PITTSBURGH (CN) – An antitrust class action claims major lenders and credit raters conspire to restrain the availability of consumer loans, fixing prices and sharing information, refusing credit to consumers who are unable or unwilling to pay monopolistic prices for loans. The class claims there is “no economically rational reason” that lenders would share information about their customers.
Named as defendants in the federal complaint are JPMorgan Chase, Bank of America, Discover, Experian, Transunion, Equifax, FICO and Vantagescore Solutions,
Lead plaintiff Karin Black claims that JP Morgan, Bank of America and Discover control 87.5 percent of U.S. consumer loans. She claims that Experian, Transunion and Equifax store and control the credit data of more than 85 percent of all debtors, and FICO and VantageScore dominate the credit scoring industry by providing more than 85 percent of the credit scores to lenders.
Black claims that through price floors, accelerated defaults, punitive fees, tying and lockstep pricing, and the creation and sharing of credit scores, the defendants force consumers “to either submit to higher monopolistic prices or default and thereby be excluded from the credit market for at least seven years.”
Black says that credit bureaus “act as information clearing houses holding proprietary data on over 1 billion debtors internationally” and “assist and promote parallel action among competitors” by immediately notifying all lenders in real time to raise rates and to adjust credit in unison when one single competitor reports a negative event or a high balance.
According to the complaint, data shared through consumer credit histories include information such as balances owed, interest rates offered, credit lines offered, extent of credit debt, product purchasing history and payment history for each of the lender’s customers.
The credit scoring system honors the “most profitable customers” by giving them lower scores in order to rapidly identify them and “fix rates accordingly,” Black says. Credit scores are lowered when consumers pay off credit cards, even though such an act reduces credit risk; this shows that the system is “not used to asses risk but rather fix and manipulate pricing,” Black says.
Black says. “these consumers represent the lowest default risk of all and should be the most sought out customers.” Instead, she says, the only the class can “avoid punishment [of a low credit score] is to obtain and maintain credit that the consumer does not need and, as a consequence, pay monopolistic prices simply to preserve a good credit score.”
The cartel pricing singles out classes to “pay the highest price they can possibly afford,” Black claims.
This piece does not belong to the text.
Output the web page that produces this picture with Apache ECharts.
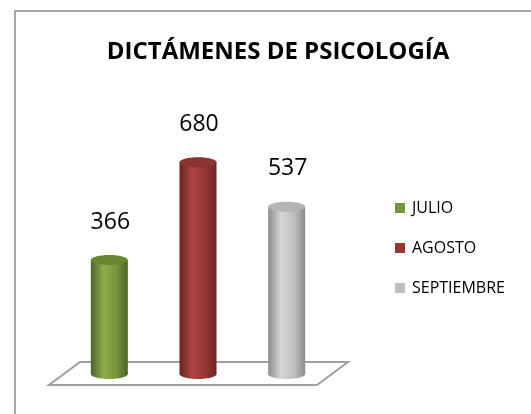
<!DOCTYPE html>
<html lang="es">
<head>
    <meta charset="UTF-8">
    <script src="https://cdn.jsdelivr.net/npm/echarts@6/dist/echarts.min.js"></script>
</head>
<body style="margin:0">
<div id="main" style="width: 531px;height:414px;"></div>
<script type="text/javascript">
    // datos del gráfico
    var meses = ['JULIO', 'AGOSTO', 'SEPTIEMBRE'];
    var valores = [366, 680, 537];
    var colores = ['#77933C', '#953735', '#BFBFBF'];
    var claros = ['#8FAE4A', '#AD4442', '#D6D6D6'];
    var oscuros = ['#4F6228', '#6B2423', '#8C8C8C'];
    var topes = ['#6B8633', '#8A3331', '#B4B4B4'];

    var myChart = echarts.init(document.getElementById('main'));

    function cilindro(i) {
        return function (params, api) {
            var top = api.coord([i, api.value(1)]);
            var base = api.coord([i, 0]);
            var w = 37, ry = 5;
            var x = top[0] - w / 2;
            var grad = new echarts.graphic.LinearGradient(0, 0, 1, 0, [
                {offset: 0, color: oscuros[i]},
                {offset: 0.35, color: claros[i]},
                {offset: 0.7, color: colores[i]},
                {offset: 1, color: oscuros[i]}
            ]);
            return {
                type: 'group',
                children: [
                    {type: 'ellipse', shape: {cx: top[0], cy: base[1], rx: w / 2, ry: ry}, style: {fill: grad}},
                    {type: 'rect', shape: {x: x, y: top[1], width: w, height: base[1] - top[1]}, style: {fill: grad}},
                    {type: 'ellipse', shape: {cx: top[0], cy: top[1], rx: w / 2, ry: ry}, style: {fill: topes[i]}},
                    {type: 'text', style: {
                        text: String(api.value(1)), x: top[0] + 1, y: top[1] - 38,
                        align: 'center', verticalAlign: 'middle',
                        font: '23px "Open Sans", sans-serif', fill: '#000'
                    }}
                ]
            };
        };
    }

    var series = meses.map(function (m, i) {
        return {
            name: m,
            type: 'custom',
            itemStyle: {color: colores[i]},
            renderItem: cilindro(i),
            data: [[i, valores[i]]]
        };
    });

    var option = {
        animation: false,
        title: {
            text: 'DICTÁMENES DE PSICOLOGÍA',
            left: 273, top: 35, textAlign: 'center',
            textStyle: {fontFamily: 'Open Sans', fontWeight: 'bold', fontSize: 24, color: '#000'}
        },
        legend: {
            orient: 'vertical',
            left: 395, top: 200, padding: 0,
            icon: 'rect', itemWidth: 10, itemHeight: 10, itemGap: 24,
            data: meses,
            textStyle: {fontFamily: 'Open Sans', fontSize: 16, lineHeight: 10, color: '#000', padding: [0, 0, 0, 2]}
        },
        grid: {left: 65, right: 200, top: 125, bottom: 40},
        xAxis: {type: 'category', data: meses, show: false},
        yAxis: {type: 'value', min: 0, max: 800, show: false},
        graphic: [
            {type: 'rect', shape: {x: 15, y: 11, width: 600, height: 500}, style: {fill: 'none', stroke: '#8c8c8c', lineWidth: 1.5}, silent: true},
            {type: 'polygon', shape: {points: [[80, 362], [348, 362], [317, 385], [49, 385]]}, style: {fill: '#fff', stroke: '#a0a0a0', lineWidth: 2}, silent: true}
        ],
        series: series
    };

    myChart.setOption(option);
</script>
</body>
</html>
She says that the lenders are “motivated to report negative events in order to decrease the credit rating and increase the number of customers paying at the ‘high risk’ rate.”
Black claims that there is “no economically rational reason” that lenders would share customer information.
She says that “in a competitive industry consumer data is considered proprietary and closely guarded by trade secret law because such data provides a competitive advantage.”
The lenders “all share customer data in a quid pro quo arrangement among themselves to set higher prices by reporting to and utilizing credit bureaus to distribute information,” and “have used their near complete monopoly to increase prices for the low risk debtors, and accelerate default of debtors in distress in order to exclude them from seeking non-monopolistic loan terms,” according to the complaint.
She claims that lenders boycott customers who cannot afford to pay inflated, monopolistic prices by telling them to “take it or leave it” or denying them credit.
Black seeks class damages for antitrust violations, disgorgement of money illegally obtained as a result of unlawful activities, restitution and an injunction preventing the putative competitors from sharing consumer information.
She is represented by Matthew Kurzweg.